==== Collected data ====

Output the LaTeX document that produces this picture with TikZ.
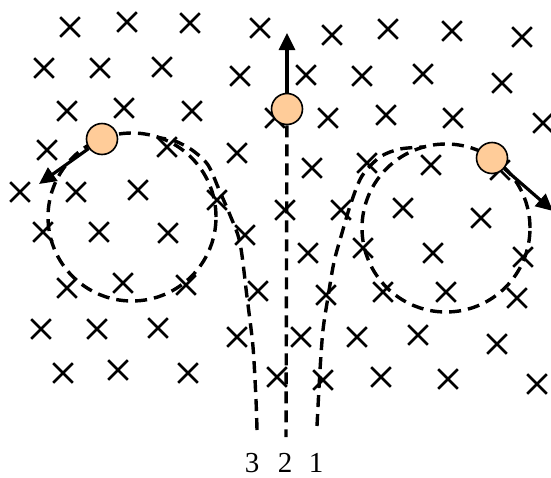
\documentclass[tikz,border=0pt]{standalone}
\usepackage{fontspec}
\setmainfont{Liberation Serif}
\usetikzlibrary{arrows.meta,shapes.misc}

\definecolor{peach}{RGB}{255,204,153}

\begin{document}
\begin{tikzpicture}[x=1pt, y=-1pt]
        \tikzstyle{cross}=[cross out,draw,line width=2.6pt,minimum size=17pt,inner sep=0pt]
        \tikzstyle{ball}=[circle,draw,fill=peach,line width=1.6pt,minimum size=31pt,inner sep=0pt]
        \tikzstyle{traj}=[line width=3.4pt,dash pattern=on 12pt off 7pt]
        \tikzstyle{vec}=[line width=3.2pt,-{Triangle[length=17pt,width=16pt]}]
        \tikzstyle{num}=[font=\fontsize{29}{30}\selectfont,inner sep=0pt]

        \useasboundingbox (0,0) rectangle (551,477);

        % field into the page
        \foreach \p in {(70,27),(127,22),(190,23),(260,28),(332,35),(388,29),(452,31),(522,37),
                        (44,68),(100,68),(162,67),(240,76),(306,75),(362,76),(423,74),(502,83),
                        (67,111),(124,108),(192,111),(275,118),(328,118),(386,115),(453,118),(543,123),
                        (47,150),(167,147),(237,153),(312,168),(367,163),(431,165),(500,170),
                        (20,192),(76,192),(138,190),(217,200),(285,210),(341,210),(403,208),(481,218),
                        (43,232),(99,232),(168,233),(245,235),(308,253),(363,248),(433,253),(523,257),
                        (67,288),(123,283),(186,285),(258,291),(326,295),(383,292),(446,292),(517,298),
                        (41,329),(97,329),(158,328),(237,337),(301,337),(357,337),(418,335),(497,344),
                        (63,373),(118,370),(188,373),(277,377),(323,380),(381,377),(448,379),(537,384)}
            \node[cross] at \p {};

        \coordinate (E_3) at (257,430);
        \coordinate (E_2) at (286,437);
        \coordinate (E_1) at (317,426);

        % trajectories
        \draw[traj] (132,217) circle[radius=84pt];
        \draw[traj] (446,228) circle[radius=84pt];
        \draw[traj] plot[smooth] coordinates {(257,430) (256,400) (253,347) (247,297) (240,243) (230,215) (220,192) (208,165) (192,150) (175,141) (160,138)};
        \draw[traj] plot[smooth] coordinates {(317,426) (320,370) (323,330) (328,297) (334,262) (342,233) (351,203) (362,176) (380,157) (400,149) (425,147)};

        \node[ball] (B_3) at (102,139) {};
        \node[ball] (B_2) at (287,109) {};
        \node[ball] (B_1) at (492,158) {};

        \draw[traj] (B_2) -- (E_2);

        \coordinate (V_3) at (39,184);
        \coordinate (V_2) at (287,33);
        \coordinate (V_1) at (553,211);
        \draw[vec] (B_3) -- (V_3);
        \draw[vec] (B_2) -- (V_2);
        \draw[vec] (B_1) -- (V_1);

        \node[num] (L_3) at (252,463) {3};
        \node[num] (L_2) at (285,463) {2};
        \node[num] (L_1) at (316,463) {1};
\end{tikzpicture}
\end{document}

====

» Stated problem: Restate the full listing verbatim and drop every picture.

» Solution to this exercise:
Output the LaTeX document that produces this picture with TikZ.
\documentclass[tikz,border=0pt]{standalone}
\usepackage{fontspec}
\setmainfont{Liberation Serif}
\usetikzlibrary{arrows.meta,shapes.misc}

\definecolor{peach}{RGB}{255,204,153}

\begin{document}
\begin{tikzpicture}[x=1pt, y=-1pt]
        \tikzstyle{cross}=[cross out,draw,line width=2.6pt,minimum size=17pt,inner sep=0pt]
        \tikzstyle{ball}=[circle,draw,fill=peach,line width=1.6pt,minimum size=31pt,inner sep=0pt]
        \tikzstyle{traj}=[line width=3.4pt,dash pattern=on 12pt off 7pt]
        \tikzstyle{vec}=[line width=3.2pt,-{Triangle[length=17pt,width=16pt]}]
        \tikzstyle{num}=[font=\fontsize{29}{30}\selectfont,inner sep=0pt]

        \useasboundingbox (0,0) rectangle (551,477);

        % field into the page
        \foreach \p in {(70,27),(127,22),(190,23),(260,28),(332,35),(388,29),(452,31),(522,37),
                        (44,68),(100,68),(162,67),(240,76),(306,75),(362,76),(423,74),(502,83),
                        (67,111),(124,108),(192,111),(275,118),(328,118),(386,115),(453,118),(543,123),
                        (47,150),(167,147),(237,153),(312,168),(367,163),(431,165),(500,170),
                        (20,192),(76,192),(138,190),(217,200),(285,210),(341,210),(403,208),(481,218),
                        (43,232),(99,232),(168,233),(245,235),(308,253),(363,248),(433,253),(523,257),
                        (67,288),(123,283),(186,285),(258,291),(326,295),(383,292),(446,292),(517,298),
                        (41,329),(97,329),(158,328),(237,337),(301,337),(357,337),(418,335),(497,344),
                        (63,373),(118,370),(188,373),(277,377),(323,380),(381,377),(448,379),(537,384)}
            \node[cross] at \p {};

        \coordinate (E_3) at (257,430);
        \coordinate (E_2) at (286,437);
        \coordinate (E_1) at (317,426);

        % trajectories
        \draw[traj] (132,217) circle[radius=84pt];
        \draw[traj] (446,228) circle[radius=84pt];
        \draw[traj] plot[smooth] coordinates {(257,430) (256,400) (253,347) (247,297) (240,243) (230,215) (220,192) (208,165) (192,150) (175,141) (160,138)};
        \draw[traj] plot[smooth] coordinates {(317,426) (320,370) (323,330) (328,297) (334,262) (342,233) (351,203) (362,176) (380,157) (400,149) (425,147)};

        \node[ball] (B_3) at (102,139) {};
        \node[ball] (B_2) at (287,109) {};
        \node[ball] (B_1) at (492,158) {};

        \draw[traj] (B_2) -- (E_2);

        \coordinate (V_3) at (39,184);
        \coordinate (V_2) at (287,33);
        \coordinate (V_1) at (553,211);
        \draw[vec] (B_3) -- (V_3);
        \draw[vec] (B_2) -- (V_2);
        \draw[vec] (B_1) -- (V_1);

        \node[num] (L_3) at (252,463) {3};
        \node[num] (L_2) at (285,463) {2};
        \node[num] (L_1) at (316,463) {1};
\end{tikzpicture}
\end{document}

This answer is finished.